• [Available data]:
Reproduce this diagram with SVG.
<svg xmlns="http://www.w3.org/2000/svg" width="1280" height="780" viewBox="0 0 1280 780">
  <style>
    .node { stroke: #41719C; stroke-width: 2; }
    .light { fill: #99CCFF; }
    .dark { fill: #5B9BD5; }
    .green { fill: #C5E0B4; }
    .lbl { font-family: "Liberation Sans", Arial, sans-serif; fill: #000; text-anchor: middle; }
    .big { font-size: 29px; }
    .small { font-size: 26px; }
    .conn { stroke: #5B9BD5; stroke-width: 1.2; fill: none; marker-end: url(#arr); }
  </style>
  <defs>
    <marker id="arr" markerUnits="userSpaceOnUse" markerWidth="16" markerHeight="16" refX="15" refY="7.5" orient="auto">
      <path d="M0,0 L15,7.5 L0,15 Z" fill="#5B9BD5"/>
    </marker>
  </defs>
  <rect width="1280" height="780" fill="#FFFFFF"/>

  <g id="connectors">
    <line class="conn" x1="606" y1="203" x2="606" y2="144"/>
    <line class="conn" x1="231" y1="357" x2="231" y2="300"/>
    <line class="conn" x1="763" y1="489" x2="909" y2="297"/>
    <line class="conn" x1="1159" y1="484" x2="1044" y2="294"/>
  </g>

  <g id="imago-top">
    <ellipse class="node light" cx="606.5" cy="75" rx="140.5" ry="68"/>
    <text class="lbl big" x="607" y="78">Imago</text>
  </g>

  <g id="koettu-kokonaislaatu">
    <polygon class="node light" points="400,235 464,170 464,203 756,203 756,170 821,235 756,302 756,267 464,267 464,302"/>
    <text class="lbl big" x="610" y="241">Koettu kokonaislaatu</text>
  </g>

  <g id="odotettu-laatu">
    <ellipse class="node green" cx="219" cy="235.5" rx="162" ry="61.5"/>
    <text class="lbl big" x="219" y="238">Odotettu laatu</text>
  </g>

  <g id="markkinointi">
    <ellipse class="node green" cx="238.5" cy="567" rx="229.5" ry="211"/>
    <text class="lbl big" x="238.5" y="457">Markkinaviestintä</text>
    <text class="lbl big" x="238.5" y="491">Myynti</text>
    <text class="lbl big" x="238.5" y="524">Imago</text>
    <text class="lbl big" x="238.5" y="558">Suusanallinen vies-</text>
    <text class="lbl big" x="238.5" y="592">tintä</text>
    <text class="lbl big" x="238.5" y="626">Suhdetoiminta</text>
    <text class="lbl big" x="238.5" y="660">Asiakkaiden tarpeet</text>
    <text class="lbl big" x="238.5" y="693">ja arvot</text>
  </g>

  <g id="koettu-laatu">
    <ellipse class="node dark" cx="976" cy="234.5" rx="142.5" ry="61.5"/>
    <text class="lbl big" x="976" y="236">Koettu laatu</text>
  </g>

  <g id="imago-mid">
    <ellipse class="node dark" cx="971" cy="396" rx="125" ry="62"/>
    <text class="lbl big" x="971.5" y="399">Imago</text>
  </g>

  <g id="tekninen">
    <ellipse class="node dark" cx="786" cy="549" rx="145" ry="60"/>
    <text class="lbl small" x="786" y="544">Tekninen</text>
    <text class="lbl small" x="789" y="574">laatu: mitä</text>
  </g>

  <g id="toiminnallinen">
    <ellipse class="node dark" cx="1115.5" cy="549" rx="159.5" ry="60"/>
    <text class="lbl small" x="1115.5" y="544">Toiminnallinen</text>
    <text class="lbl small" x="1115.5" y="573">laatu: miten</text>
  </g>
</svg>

• [What the exercise asks]: Quote every line of the data, word for word.

• [Task answer]:
Reproduce this diagram with SVG.
<svg xmlns="http://www.w3.org/2000/svg" width="1280" height="780" viewBox="0 0 1280 780">
  <style>
    .node { stroke: #41719C; stroke-width: 2; }
    .light { fill: #99CCFF; }
    .dark { fill: #5B9BD5; }
    .green { fill: #C5E0B4; }
    .lbl { font-family: "Liberation Sans", Arial, sans-serif; fill: #000; text-anchor: middle; }
    .big { font-size: 29px; }
    .small { font-size: 26px; }
    .conn { stroke: #5B9BD5; stroke-width: 1.2; fill: none; marker-end: url(#arr); }
  </style>
  <defs>
    <marker id="arr" markerUnits="userSpaceOnUse" markerWidth="16" markerHeight="16" refX="15" refY="7.5" orient="auto">
      <path d="M0,0 L15,7.5 L0,15 Z" fill="#5B9BD5"/>
    </marker>
  </defs>
  <rect width="1280" height="780" fill="#FFFFFF"/>

  <g id="connectors">
    <line class="conn" x1="606" y1="203" x2="606" y2="144"/>
    <line class="conn" x1="231" y1="357" x2="231" y2="300"/>
    <line class="conn" x1="763" y1="489" x2="909" y2="297"/>
    <line class="conn" x1="1159" y1="484" x2="1044" y2="294"/>
  </g>

  <g id="imago-top">
    <ellipse class="node light" cx="606.5" cy="75" rx="140.5" ry="68"/>
    <text class="lbl big" x="607" y="78">Imago</text>
  </g>

  <g id="koettu-kokonaislaatu">
    <polygon class="node light" points="400,235 464,170 464,203 756,203 756,170 821,235 756,302 756,267 464,267 464,302"/>
    <text class="lbl big" x="610" y="241">Koettu kokonaislaatu</text>
  </g>

  <g id="odotettu-laatu">
    <ellipse class="node green" cx="219" cy="235.5" rx="162" ry="61.5"/>
    <text class="lbl big" x="219" y="238">Odotettu laatu</text>
  </g>

  <g id="markkinointi">
    <ellipse class="node green" cx="238.5" cy="567" rx="229.5" ry="211"/>
    <text class="lbl big" x="238.5" y="457">Markkinaviestintä</text>
    <text class="lbl big" x="238.5" y="491">Myynti</text>
    <text class="lbl big" x="238.5" y="524">Imago</text>
    <text class="lbl big" x="238.5" y="558">Suusanallinen vies-</text>
    <text class="lbl big" x="238.5" y="592">tintä</text>
    <text class="lbl big" x="238.5" y="626">Suhdetoiminta</text>
    <text class="lbl big" x="238.5" y="660">Asiakkaiden tarpeet</text>
    <text class="lbl big" x="238.5" y="693">ja arvot</text>
  </g>

  <g id="koettu-laatu">
    <ellipse class="node dark" cx="976" cy="234.5" rx="142.5" ry="61.5"/>
    <text class="lbl big" x="976" y="236">Koettu laatu</text>
  </g>

  <g id="imago-mid">
    <ellipse class="node dark" cx="971" cy="396" rx="125" ry="62"/>
    <text class="lbl big" x="971.5" y="399">Imago</text>
  </g>

  <g id="tekninen">
    <ellipse class="node dark" cx="786" cy="549" rx="145" ry="60"/>
    <text class="lbl small" x="786" y="544">Tekninen</text>
    <text class="lbl small" x="789" y="574">laatu: mitä</text>
  </g>

  <g id="toiminnallinen">
    <ellipse class="node dark" cx="1115.5" cy="549" rx="159.5" ry="60"/>
    <text class="lbl small" x="1115.5" y="544">Toiminnallinen</text>
    <text class="lbl small" x="1115.5" y="573">laatu: miten</text>
  </g>
</svg>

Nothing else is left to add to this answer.